Abstract

A green and simple spectrofluorometric method has been developed for the detection of daclatasivir dihydrochloride in rabbit plasma. The optimum conditions for the plasma preparation procedure were determined using the factorial design technique. The factorial design technique is considered the greenest technique for achieving optimum conditions in a short time. Daclatasivir dihydrochloride was efficiently recovered through a single-step protein precipitation using acetonitrile. The extraction efficiencies were 95.07–97.05 %. The supernatant was scanned at a fixed excitation wavelength of 316 nm. The fluorescence intensity of the emission peak maximum was obtained at 384 ± 2 nm. The proposed method was validated in accordance with the bioanalytical method validation of ICH's and EMA's guidelines. The calibration curve was linear over 0.10–3.00 μg mL-1 (coefficient of determination (R2) = 0.9990), with a lower limit of quantification (LLOQ) at 0.10 μg mL-1. The mean recovery was 101.45%, with a standard deviation of 5.52%. The percentage coefficient of variation of within-run and between-run precision was less than 4.39%. The rabbit plasma pharmacokinetic parameters of two daclatasivir dihydrochloride doses were compared and estimated by the linear-log trapezoidal method using the PK solver application.

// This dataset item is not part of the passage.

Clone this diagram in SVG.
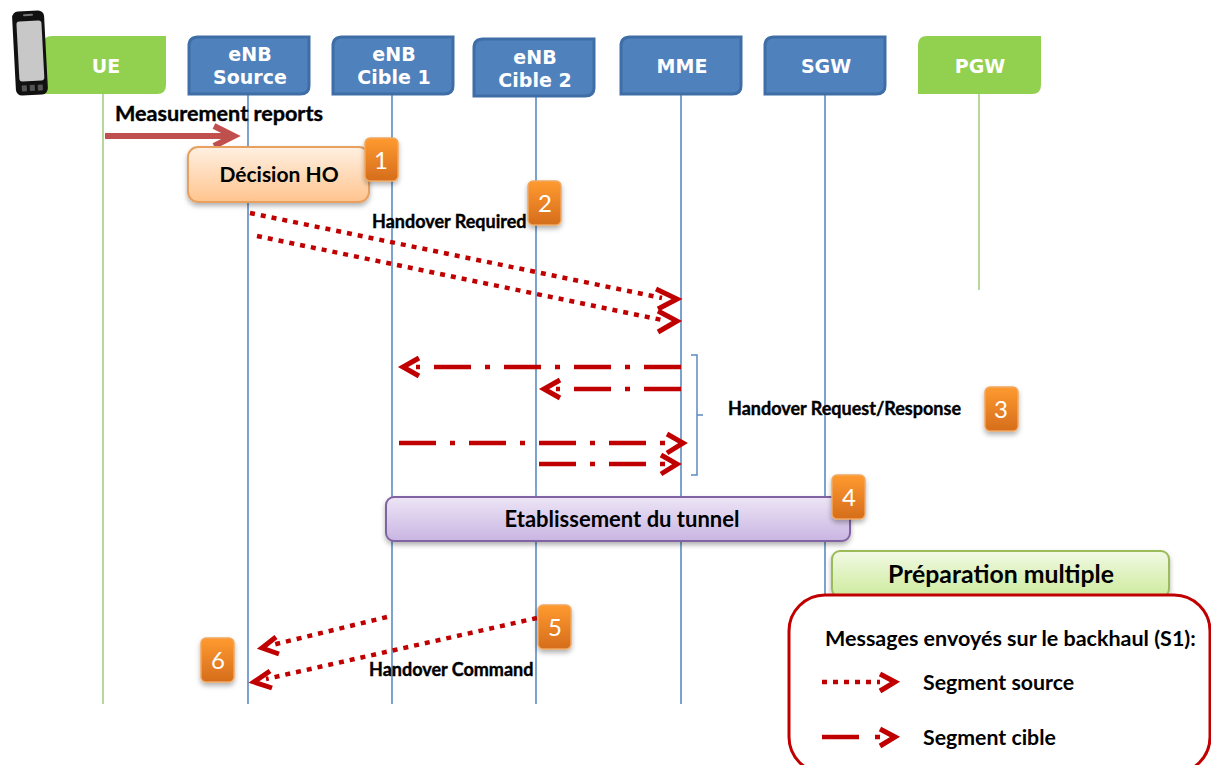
<svg xmlns="http://www.w3.org/2000/svg" width="1211" height="765" viewBox="0 0 1211 765">
<style>
.hb{fill:#4f81bd;stroke:#3f6ea6;stroke-width:3}
.hg{fill:#92d050}
.ht{font:bold 19px "DejaVu Sans",sans-serif;fill:#fff;text-anchor:middle}
.ll{fill:none;stroke-width:1.6}
.b{stroke:#5b8bc4}
.g{stroke:#a6cf7c}
.lb{font:bold 21.3px Lato,"Open Sans",sans-serif;fill:#000}
.sm{font:bold 18px Lato,"Open Sans",sans-serif;fill:#000;stroke:#000;stroke-width:.4}
.badge{fill:url(#or);stroke:#f0a860;stroke-width:1.5;filter:url(#sh)}
.num{font:24px Lato,"Open Sans",sans-serif;fill:#fff;text-anchor:middle}
.dot{fill:none;stroke:#c00000;stroke-width:4.5;stroke-dasharray:5 6}
.dd{fill:none;stroke:#c00000;stroke-width:4.5;stroke-dasharray:37 14 5 14}
.dd2{fill:none;stroke:#c00000;stroke-width:4.5}
.head{fill:none;stroke:#c00000;stroke-width:5}
</style>
<defs>
<linearGradient id="or" x1="0" y1="0" x2="0" y2="1"><stop offset="0" stop-color="#ff9a30"/><stop offset="1" stop-color="#d56d1c"/></linearGradient>
<linearGradient id="pe" x1="0" y1="0" x2="0" y2="1"><stop offset="0" stop-color="#fff0e2"/><stop offset="1" stop-color="#ffc48e"/></linearGradient>
<linearGradient id="pu" x1="0" y1="0" x2="0" y2="1"><stop offset="0" stop-color="#ede5f6"/><stop offset="1" stop-color="#c9b5e2"/></linearGradient>
<linearGradient id="gr" x1="0" y1="0" x2="0" y2="1"><stop offset="0" stop-color="#f2f9e4"/><stop offset="1" stop-color="#cdeb9d"/></linearGradient>
<filter id="sh" x="-20%" y="-20%" width="140%" height="150%"><feDropShadow dx="0" dy="3" stdDeviation="2.5" flood-color="#000" flood-opacity=".3"/></filter>
<path id="hdr" d="M9 0H120V49Q120 57 111 57H0V9Q0 0 9 0Z"/>
<path id="hdg" d="M9 0H123V49Q123 58 114 58H0V9Q0 0 9 0Z"/>
</defs>

<g id="lifelines">
<path class="ll g" d="M103 94V704"/>
<path class="ll b" d="M248 94V704"/>
<path class="ll b" d="M392 94V704"/>
<path class="ll b" d="M536 94V704"/>
<path class="ll b" d="M681 94V704"/>
<path class="ll b" d="M825 94V600"/>
<path class="ll g" d="M979 94V290"/>
</g>

<g id="node-ue">
<use href="#hdg" x="43" y="36" class="hg"/>
<text class="ht" x="106" y="73">UE</text>
<g id="phone" transform="rotate(-3 30 53)">
<rect x="14" y="11" width="32" height="84" rx="6" fill="#111"/>
<rect x="18" y="21" width="25" height="60" rx="3" fill="#c8c8c8"/>
<rect x="25" y="14" width="10" height="2" rx="1" fill="#777"/>
<rect x="20" y="85" width="5" height="6" fill="#555"/>
<rect x="28" y="85" width="5" height="6" fill="#555"/>
<rect x="36" y="85" width="5" height="6" fill="#555"/>
</g>
</g>
<g id="node-enb-source"><use href="#hdr" x="189" y="37" class="hb"/><text class="ht" x="250" y="61">eNB</text><text class="ht" x="250" y="84">Source</text></g>
<g id="node-enb-cible1"><use href="#hdr" x="333" y="37" class="hb"/><text class="ht" x="394" y="61">eNB</text><text class="ht" x="394" y="84">Cible 1</text></g>
<g id="node-enb-cible2"><use href="#hdr" x="474" y="39" class="hb"/><text class="ht" x="535" y="64">eNB</text><text class="ht" x="535" y="87">Cible 2</text></g>
<g id="node-mme"><use href="#hdr" x="621" y="37" class="hb"/><text class="ht" x="682" y="73">MME</text></g>
<g id="node-sgw"><use href="#hdr" x="765" y="37" class="hb"/><text class="ht" x="826" y="73">SGW</text></g>
<g id="node-pgw"><use href="#hdg" x="918" y="36" class="hg"/><text class="ht" x="980" y="73">PGW</text></g>

<g id="connectors">
<path d="M105 136H232" fill="none" stroke="#c0504d" stroke-width="6"/>
<path d="M214 126L234 136L214 146" fill="none" stroke="#c0504d" stroke-width="6"/>

<path class="dot" d="M250 213L662 298"/><path class="head" d="M656 289L677 299L658 309"/>
<path class="dot" d="M257 236L662 320"/><path class="head" d="M658 311L677 321L658 332"/>

<path class="dd" d="M681 367H416"/><path class="head" d="M419 358L403 367L419 376"/>
<path class="dd" d="M681 389H556"/><path class="head" d="M560 380L544 389L560 398"/>
<path class="dd" d="M399 443H665"/><path class="head" d="M667 434L683 443L667 453"/>
<path class="dd" d="M539 464H665"/><path class="head" d="M661 455L677 464L661 474"/>

<path class="dot" d="M387 617L272 645"/><path class="head" d="M276 637L262 648L279 654"/>
<path class="dot" d="M537 618L266 679"/><path class="head" d="M270 671L254 682L272 688"/>

<path d="M691 355H697V475H691M697 415H703" fill="none" stroke="#5b8bc4" stroke-width="1.5"/>
</g>

<g id="node-decision">
<rect x="188" y="147" width="181" height="55" rx="10" fill="url(#pe)" stroke="#e8a060" stroke-width="2" filter="url(#sh)"/>
<text class="lb" x="279" y="182" text-anchor="middle" style="font-size:21px">Décision HO</text>
</g>
<g id="node-tunnel">
<rect x="386" y="497" width="464" height="44" rx="8" fill="url(#pu)" stroke="#8064a2" stroke-width="2" filter="url(#sh)"/>
<text class="lb" x="622" y="527" text-anchor="middle" style="font-size:22px">Etablissement du tunnel</text>
</g>
<g id="node-preparation">
<rect x="832" y="551" width="337" height="46" rx="8" fill="url(#gr)" stroke="#9bbb59" stroke-width="2" filter="url(#sh)"/>
<text class="lb" x="1001" y="583" text-anchor="middle" style="font-size:24.8px">Préparation multiple</text>
</g>

<g id="node-legend">
<rect x="789" y="595" width="421" height="178" rx="36" fill="#fff" stroke="#c00000" stroke-width="3"/>
<text class="lb" x="825" y="646" style="font-size:21.5px">Messages envoyés sur le backhaul (S1):</text>
<path class="dot" d="M822 682H880"/><path class="head" d="M880 674L895 682L880 691"/>
<text class="lb" x="923" y="690">Segment source</text>
<path class="dd2" d="M822 737H859M875 737H880"/><path class="head" d="M880 729L895 737L880 746"/>
<text class="lb" x="923" y="745">Segment cible</text>
</g>

<g id="labels">
<text class="lb" x="115" y="121" style="font-size:21.6px;stroke:#000;stroke-width:.4">Measurement reports</text>
<text class="sm" x="372" y="228">Handover Required</text>
<text class="sm" x="728" y="415">Handover Request/Response</text>
<text class="sm" x="369" y="676">Handover Command</text>
</g>

<g id="badge-1"><rect class="badge" x="365" y="138" width="33" height="43" rx="5"/><text class="num" x="381" y="169">1</text></g>
<g id="badge-2"><rect class="badge" x="528" y="181" width="33" height="44" rx="5"/><text class="num" x="545" y="212">2</text></g>
<g id="badge-3"><rect class="badge" x="985" y="387" width="33" height="44" rx="5"/><text class="num" x="1001" y="418">3</text></g>
<g id="badge-4"><rect class="badge" x="832" y="475" width="33" height="44" rx="5"/><text class="num" x="849" y="506">4</text></g>
<g id="badge-5"><rect class="badge" x="538" y="605" width="33" height="44" rx="5"/><text class="num" x="555" y="636">5</text></g>
<g id="badge-6"><rect class="badge" x="201" y="638" width="33" height="44" rx="5"/><text class="num" x="218" y="669">6</text></g>
</svg>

The results show a significant difference between the two doses concerning AUC(0→∞), AUMC(0→∞), and Cmax, while both Tmax and MRT show non-significant differences. Their elimination rate constants (Ke) and half-lives (t1/2) are almost identical. Finally, the proposed method is excellently green, according to Eco-Score (81) and GAPI. The proposed method is suitable for preclinical trials of new DAC tablet formulations.